Write out, word for word, every line from the first one through the line that holds "import numpy as np", and nothing else; skip the pictures.

# Material
◇ ◇ ◇ ◇ ◇
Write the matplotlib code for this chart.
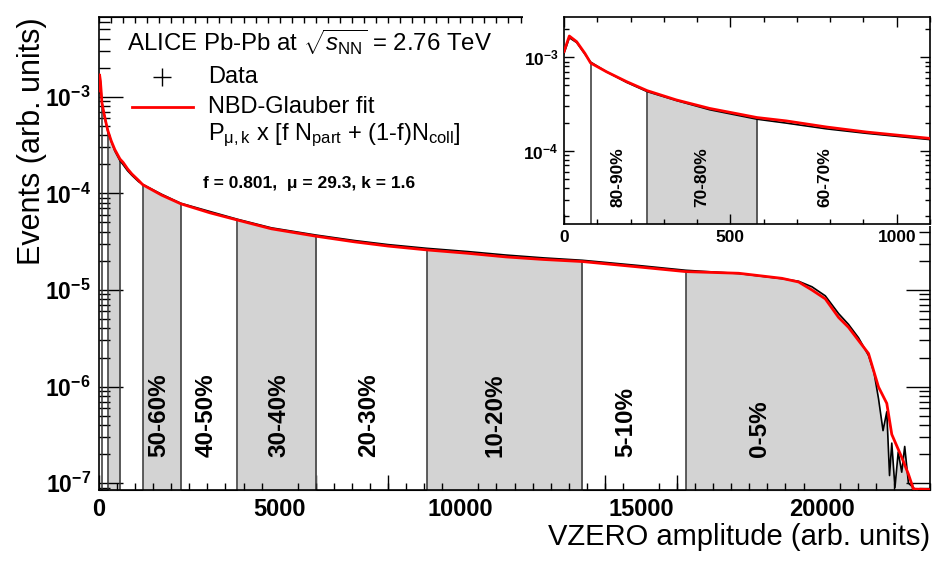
import matplotlib
matplotlib.use("Agg")
from matplotlib import pyplot as plt
from matplotlib.ticker import MultipleLocator, LogLocator, NullFormatter
import matplotlib.patches as mpatches
import numpy as np

plt.rcParams['font.family'] = ['Liberation Sans', 'DejaVu Sans']
plt.rcParams['mathtext.fontset'] = 'custom'
plt.rcParams['mathtext.rm'] = 'Liberation Sans'
plt.rcParams['mathtext.it'] = 'Liberation Sans:italic'
plt.rcParams['mathtext.bf'] = 'Liberation Sans:bold'
plt.rcParams['mathtext.sf'] = 'Liberation Sans'

# VZERO amplitude distribution
data_amp = [0, 16, 38, 63, 80, 128, 188, 250, 338, 438, 580, 668, 788, 908, 1098,
            1210, 1732, 2265, 3066, 3830, 4771, 6015, 7072, 8000, 9070, 10200, 11262,
            12300, 13380, 14945, 16240, 17707, 18903, 19365, 19732, 20102, 20470, 20746,
            21022, 21298, 21450, 21575, 21700, 21804, 21880, 21942, 22030, 22120, 22218,
            22300, 22403, 22541, 22650]
data_evt = [1.10e-3, 1.62e-3, 1.44e-3, 1.08e-3, 8.9e-4, 7.0e-4, 5.4e-4, 4.3e-4, 3.45e-4,
            2.75e-4, 2.18e-4, 1.98e-4, 1.72e-4, 1.54e-4, 1.32e-4,
            1.24e-4, 9.8e-5, 7.9e-5, 6.5e-5, 5.4e-5, 4.4e-5, 3.7e-5, 3.25e-5, 2.95e-5,
            2.7e-5, 2.5e-5, 2.3e-5, 2.15e-5, 2.03e-5, 1.79e-5, 1.6e-5, 1.48e-5, 1.31e-5,
            1.23e-5, 1.08e-5, 8.7e-6, 5.7e-6, 4.4e-6, 3.2e-6, 2.1e-6, 1.4e-6, 7.5e-7,
            3.5e-7, 5.5e-7, 1.2e-7, 2.6e-7, 9.0e-8, 2.1e-7, 1.3e-7, 2.4e-7, 1.0e-7,
            9.0e-8, 8.0e-8]

fit_amp = [0, 16, 38, 63, 80, 128, 188, 250, 338, 438, 580, 668, 788, 908, 1098,
           1210, 1732, 2265, 3066, 3830, 4771, 6015, 7072, 8000, 9070, 10200, 11262,
           12300, 13380, 14945, 16240, 17707, 18903, 19365, 19732, 20102, 20470, 20746,
           21022, 21298, 21575, 21804, 21942, 22218, 22403, 22541, 22960]
fit_evt = [1.15e-3, 1.69e-3, 1.47e-3, 1.10e-3, 8.7e-4, 7.0e-4, 5.5e-4, 4.4e-4, 3.5e-4,
           2.84e-4, 2.27e-4, 2.09e-4, 1.80e-4, 1.59e-4, 1.36e-4,
           1.23e-4, 9.6e-5, 7.8e-5, 6.3e-5, 5.3e-5, 4.3e-5, 3.6e-5, 3.15e-5, 2.85e-5,
           2.6e-5, 2.4e-5, 2.2e-5, 2.07e-5, 1.97e-5, 1.73e-5, 1.55e-5, 1.49e-5, 1.32e-5,
           1.21e-5, 1.0e-5, 8.1e-6, 5.2e-6, 4.1e-6, 3.0e-6, 2.2e-6, 9.9e-7, 6.7e-7,
           3.2e-7, 1.85e-7, 1.24e-7, 8.7e-8, 8.6e-8]

# centrality classes
edges = [80, 250, 580, 1210, 2265, 3830, 6015, 9070, 13380, 16240, 22650]
classes = ['80-90%', '70-80%', '60-70%', '50-60%', '40-50%', '30-40%',
           '20-30%', '10-20%', '5-10%', '0-5%']
main_labels = ['50-60%', '40-50%', '30-40%', '20-30%', '10-20%', '5-10%', '0-5%']
main_label_x = [1657, 2956, 4972, 7459, 10967, 14586, 18287]
inset_labels = ['80-90%', '70-80%', '60-70%']
inset_label_x = [162, 414, 783]

x = np.array(data_amp, dtype=float)
y = np.array(data_evt)
edge_y = np.interp(edges[:-1], x, y)
grey = '#d3d3d3'


def draw_classes(ax, ybot):
    for i, c in enumerate(classes):
        if i % 2 == 1:
            m = (x >= edges[i]) & (x <= edges[i + 1])
            ax.fill_between(x[m], y[m], ybot, color=grey, lw=0, zorder=1)
    ax.vlines(edges[:-1], ybot, edge_y, color='#333333', lw=1.1, zorder=2)
    ax.plot(data_amp, data_evt, color='black', lw=1.2, zorder=3)
    ax.plot(fit_amp, fit_evt, color='red', lw=2.0, zorder=4)


fig = plt.figure(figsize=(9.41, 5.63), dpi=100)
ax = fig.add_axes([99 / 941, 73 / 563, 831 / 941, 473 / 563])
ymin, ymax = 8.5e-8, 6.7e-3
draw_classes(ax, ymin)
ax.set_yscale('log')
ax.set_xlim(0, 23000)
ax.set_ylim(ymin, ymax)

decades = [1e-7, 1e-6, 1e-5, 1e-4, 1e-3]
ax.set_yticks(decades, [r'$\mathbf{10^{%d}}$' % int(np.log10(d)) for d in decades])
ax.yaxis.set_minor_locator(LogLocator(base=10, subs=np.arange(2, 10)))
ax.yaxis.set_minor_formatter(NullFormatter())
ax.tick_params(axis='y', which='major', direction='in', length=17, width=1,
               left=True, right=True, labelsize=16.5, pad=6)
ax.tick_params(axis='y', which='minor', direction='in', length=8, width=1,
               left=True, right=True)
ax.xaxis.set_major_locator(MultipleLocator(5000))
ax.xaxis.set_minor_locator(MultipleLocator(500))
ax.tick_params(axis='x', which='major', direction='in', length=0, labelsize=17, pad=6)
ax.tick_params(axis='x', which='minor', direction='in', length=5, width=1)
for lab in ax.get_xticklabels() + ax.get_yticklabels():
    lab.set_fontweight('bold')

secb = ax.secondary_xaxis('bottom')
secb.xaxis.set_major_locator(MultipleLocator(2000))
secb.tick_params(direction='in', length=11, width=1, labelbottom=False)
sect = ax.secondary_xaxis('top')
sect.xaxis.set_major_locator(MultipleLocator(1000 / 3))
sect.tick_params(direction='in', length=4.5, width=1, labeltop=False)
for s in ax.spines.values():
    s.set_linewidth(1.2)

tr = ax.get_xaxis_transform()
for lab, lx in zip(main_labels, main_label_x):
    ax.text(lx, 0.07, lab, transform=tr, rotation=90, ha='center', va='bottom',
            fontsize=17.5, fontweight='bold', zorder=5)

ax.text(1.0, -0.099, 'VZERO amplitude (arb. units)', transform=ax.transAxes,
        ha='right', va='center', fontsize=21)
ax.text(-0.0805, 1.0, 'Events (arb. units)', transform=ax.transAxes, rotation=90,
        ha='center', va='top', fontsize=22)

# legend
ax.text(0.0337, 0.947, r'ALICE Pb-Pb at $\sqrt{s_{\mathrm{NN}}}$ = 2.76 TeV',
        transform=ax.transAxes, ha='left', va='center', fontsize=17.3)
ax.plot([0.0758], [0.873], marker='+', ms=13, mew=1, color='black',
        transform=ax.transAxes, clip_on=False)
ax.text(0.131, 0.873, 'Data', transform=ax.transAxes, ha='left', va='center', fontsize=17)
ax.plot([0.0397, 0.113], [0.810, 0.810], color='red', lw=2.0, transform=ax.transAxes)
ax.text(0.131, 0.810, 'NBD-Glauber fit', transform=ax.transAxes, ha='left',
        va='center', fontsize=17)
ax.text(0.131, 0.750,
        r'$\mathrm{P_{\mu,k}}$ x [f $\mathrm{N_{part}}$ + (1-f)$\mathrm{N_{coll}}$]',
        transform=ax.transAxes, ha='left', va='center', fontsize=17)
ax.text(0.125, 0.647, 'f = 0.801,  \u03bc = 29.3, k = 1.6', transform=ax.transAxes,
        ha='left', va='center', fontsize=12.5, fontweight='bold')

# white pad behind the inset
fig.add_artist(mpatches.Rectangle((523 / 941, 337 / 563), 1 - 523 / 941, 1 - 337 / 563,
                                  transform=fig.transFigure, facecolor='white',
                                  edgecolor='none', zorder=1))

axi = fig.add_axes([564 / 941, 339 / 563, 366 / 941, 207 / 563], zorder=2)
iymin, iymax = 1.65e-5, 2.7e-3
draw_classes(axi, iymin)
axi.set_yscale('log')
axi.set_xlim(0, 1100)
axi.set_ylim(iymin, iymax)
axi.set_yticks([1e-4, 1e-3], [r'$\mathbf{10^{-4}}$', r'$\mathbf{10^{-3}}$'])
axi.yaxis.set_minor_locator(LogLocator(base=10, subs=np.arange(2, 10)))
axi.yaxis.set_minor_formatter(NullFormatter())
axi.xaxis.set_major_locator(MultipleLocator(500))
axi.xaxis.set_minor_locator(MultipleLocator(100))
axi.tick_params(which='major', direction='in', length=7, width=1, top=True, right=True,
                labelsize=12.5, pad=4)
axi.tick_params(which='minor', direction='in', length=3.5, width=1, top=True, right=True)
for lab in axi.get_xticklabels() + axi.get_yticklabels():
    lab.set_fontweight('bold')
for s in axi.spines.values():
    s.set_linewidth(1.2)
tri = axi.get_xaxis_transform()
for lab, lx in zip(inset_labels, inset_label_x):
    axi.text(lx, 0.082, lab, transform=tri, rotation=90, ha='center', va='bottom',
             fontsize=12.5, fontweight='bold', zorder=5)

fig.savefig('out.png', dpi=100)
◇ ◇ ◇ ◇ ◇
# Correct answer
Write the matplotlib code for this chart.
import matplotlib
matplotlib.use("Agg")
from matplotlib import pyplot as plt
from matplotlib.ticker import MultipleLocator, LogLocator, NullFormatter
import matplotlib.patches as mpatches
import numpy as np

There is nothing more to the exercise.